IN RE: HOPEWELL VOLUNTEER FIRE DEPARTMENT, INC. AND CHRISANNTHA CONSTRUCTION CORP., PETITIONERS–RESPONDENTS, v. COLLEEN C. GARDNER, IN HER OFFICIAL CAPACITY AS NEW YORK STATE COMMISSIONER OF LABOR, RESPONDENT–APPELLANT.
MEMORANDUM AND ORDER
It is hereby ORDERED that the judgment so appealed from is unanimously reversed on the law without costs, the motion is denied, respondent is granted summary judgment and the petition is dismissed.

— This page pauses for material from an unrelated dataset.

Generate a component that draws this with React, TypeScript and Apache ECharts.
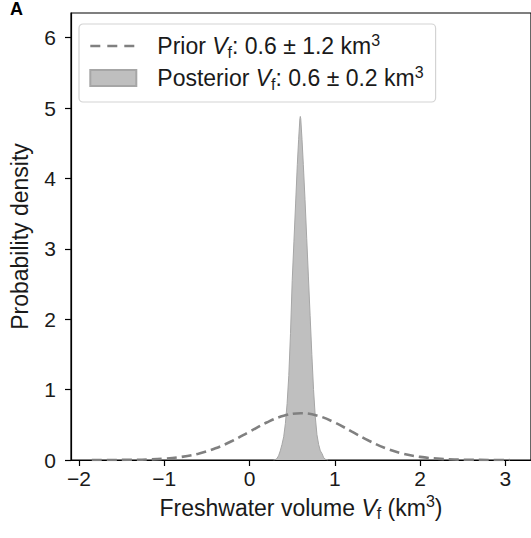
import React, { useEffect, useRef } from "react";
import * as echarts from "echarts";

// Prior density (dashed curve)
const priorX = [-1.85, -1.6, -1.4, -1.2, -1.0, -0.8, -0.6, -0.4, -0.2, 0, 0.2, 0.4, 0.6, 0.8, 1.0, 1.2, 1.4, 1.6, 1.8, 2.0, 2.2, 2.4, 2.6, 2.8, 3.05];
const priorY = [0.0002, 0.0008, 0.0026, 0.0074, 0.019, 0.044, 0.09, 0.166, 0.273, 0.403, 0.532, 0.629, 0.665, 0.629, 0.532, 0.403, 0.273, 0.166, 0.09, 0.044, 0.019, 0.0074, 0.0026, 0.0008, 0.0002];

// Posterior density (filled)
const postX = [0.28, 0.3, 0.32, 0.34, 0.36, 0.38, 0.4, 0.42, 0.44, 0.46, 0.48, 0.5, 0.52, 0.54, 0.56, 0.575, 0.59, 0.595, 0.6, 0.615, 0.63, 0.65, 0.67, 0.69, 0.71, 0.73, 0.75, 0.77, 0.79, 0.81, 0.83, 0.85, 0.87, 0.89, 0.92];
const postY = [0, 0.005, 0.02, 0.06, 0.13, 0.22, 0.33, 0.52, 0.8, 1.2, 1.8, 2.55, 3.1, 3.65, 4.2, 4.55, 4.85, 4.88, 4.85, 4.55, 4.2, 3.7, 3.15, 2.6, 2.05, 1.5, 1.0, 0.62, 0.36, 0.22, 0.13, 0.09, 0.03, 0.01, 0];

const xTicks = [-2, -1, 0, 1, 2, 3];
const yTicks = [0, 1, 2, 3, 4, 5, 6];

const FONT = "'Liberation Sans', Arial, Helvetica, sans-serif";
const INK = "#1a1a1a";

function richStyles(size: number, lead: number) {
  const small = Math.round(size * 0.68);
  const lh = size + 5;
  return {
    first: { fontSize: size, fontFamily: FONT, color: INK, lineHeight: lh, verticalAlign: "middle", padding: [0, 0, 0, lead] },
    n: { fontSize: size, fontFamily: FONT, color: INK, lineHeight: lh, verticalAlign: "middle" },
    i: { fontSize: size, fontFamily: FONT, color: INK, fontStyle: "italic", lineHeight: lh, verticalAlign: "middle" },
    s: { fontSize: small, fontFamily: FONT, color: INK, lineHeight: small, verticalAlign: "bottom" },
    p: { fontSize: small, fontFamily: FONT, color: INK, lineHeight: small, verticalAlign: "top" },
  };
}

export default function App() {
  const ref = useRef<HTMLDivElement>(null);
  useEffect(() => {
    if (!ref.current) return;
    const chart = echarts.init(ref.current, undefined, { renderer: "svg" });
    const minus = (v: number) => String(v).replace("-", "\u2212");
    chart.setOption({
      animation: false,
      backgroundColor: "#ffffff",
      grid: {
        left: 68,
        right: -1,
        top: 13,
        bottom: 78,
        show: true,
        borderColor: "#000",
        borderWidth: 1.2,
        backgroundColor: "transparent",
      },
      xAxis: {
        type: "value",
        min: -2.094,
        max: 3.3,
        name: "{n|Freshwater volume }{i|V}{s|f}{n| (km}{p|3}{n|)}",
        nameLocation: "middle",
        nameGap: 33,
        nameTextStyle: { rich: richStyles(23, 0) },
        axisLine: { show: true, onZero: false, lineStyle: { color: "#000", width: 1.2 } },
        axisTick: { show: true, length: 6, customValues: xTicks, lineStyle: { color: "#000", width: 1.2 } },
        axisLabel: { customValues: xTicks, formatter: minus, margin: 8, fontSize: 21, fontFamily: FONT, color: INK },
        splitLine: { show: false },
      },
      yAxis: {
        type: "value",
        min: 0,
        max: 6.35,
        name: "Probability density",
        nameLocation: "middle",
        nameGap: 40,
        nameTextStyle: { fontSize: 23, fontFamily: FONT, color: INK },
        axisLine: { show: true, onZero: false, lineStyle: { color: "#000", width: 1.2 } },
        axisTick: { show: true, length: 6, customValues: yTicks, lineStyle: { color: "#000", width: 1.2 } },
        axisLabel: { customValues: yTicks, margin: 15, fontSize: 21, fontFamily: FONT, color: INK },
        splitLine: { show: false },
      },
      legend: {
        orient: "vertical",
        left: 79,
        top: 24,
        padding: [8, 12, 10, 10],
        itemGap: 4,
        itemWidth: 46,
        itemHeight: 16,
        borderColor: "#d3d3d3",
        borderWidth: 1.2,
        borderRadius: 4,
        backgroundColor: "#ffffff",
        data: [
          {
            name: "Prior",
            itemStyle: { color: "rgba(0,0,0,0)", borderColor: "rgba(0,0,0,0)", borderWidth: 0 },
            lineStyle: { color: "#808080", width: 2.6, type: [10, 7] },
          },
          { name: "Posterior", icon: "rect" },
        ],
        formatter: (name: string) =>
          name === "Prior"
            ? "{first|Prior }{i|V}{s|f}{n|: 0.6 ± 1.2 km}{p|3}"
            : "{first|Posterior }{i|V}{s|f}{n|: 0.6 ± 0.2 km}{p|3}",
        textStyle: { rich: richStyles(23, 16) },
      },
      graphic: [
        {
          type: "text",
          left: 10,
          top: 0,
          style: { text: "A", fontSize: 18, fontWeight: "bold", fontFamily: FONT, fill: "#000" },
        },
      ],
      series: [
        {
          name: "Posterior",
          type: "line",
          data: postX.map((x, k) => [x, postY[k]]),
          showSymbol: false,
          symbol: "none",
          smooth: false,
          lineStyle: { color: "#a6a6a6", width: 1 },
          itemStyle: { color: "#bfbfbf", borderColor: "#a6a6a6", borderWidth: 1 },
          areaStyle: { color: "#bfbfbf", opacity: 1 },
          z: 2,
        },
        {
          name: "Prior",
          type: "line",
          data: priorX.map((x, k) => [x, priorY[k]]),
          showSymbol: false,
          symbol: "none",
          smooth: 0.4,
          lineStyle: { color: "#808080", width: 2.6, type: [10, 5] },
          itemStyle: { color: "#808080" },
          z: 3,
        },
      ],
    });
    return () => chart.dispose();
  }, []);
  return <div ref={ref} style={{ position: "absolute", left: 0, top: 0, width: 531, height: 538 }} />;
}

Memorandum: Petitioners commenced this CPLR article 78 proceeding seeking, inter alia, determinations that the prevailing wage provisions of Labor Law § 220 were not applicable to the construction of an addition to a firehouse by petitioner Hopewell Volunteer Fire Department, Inc. and that respondent was prohibited from implementing or enforcing section 220 against petitioners. We conclude that Supreme Court erred in granting petitioners' motion for summary judgment on the petition and, indeed, we conclude that the court should have granted summary judgment in favor of respondent pursuant to CPLR 3212(b) and dismissed the petition. “Those who wish to challenge agency determinations under [CPLR] article 78 may not do so until they have exhausted their administrative remedies” (Walton v New York State Dept. of Correctional Servs., 8 NY3d 186, 195). “[Q]uestions regarding the applicability of Labor Law § 220 ‘cannot be answered without the development of a factual record and an examination of all the circumstances of the project, tasks which the Legislature has assigned, in the first instance, to respondent’ “ (Matter of Christa Constr., LLC v Smith, 63 AD3d 1331, 1331; see § 220 ). Here, “no final agency determination has been reached; in fact, no such determination can be made until a fact-finding hearing has been held. Absent exceptional circumstances, it is only after such a hearing is held, and a final determination made, that an aggrieved party may bring a CPLR article 78 proceeding to challenge the legality of the determination” (Matter of Pyramid Co. of Onondaga v Hudacs, 193 A.D.2d 924, 925). We reject petitioners' contention that the exhaustion of administrative remedies is not necessary because the Department of Labor (DOL) was acting “wholly beyond its grant of power” (Watergate II Apts. v. Buffalo Sewer Auth., 46 N.Y.2d 52, 57). Here, as in Christa, the court “erroneously focused on its own conclusion that the project at issue was not subject to the prevailing wage law, as opposed to DOL's broad jurisdiction to determine prevailing wages on public works projects in the first instance” (id. at 1332; see generally Pyramid Co. of Onondaga, 193 A.D.2d at 925–926). In light of our determination, we do not consider respondent's remaining contention.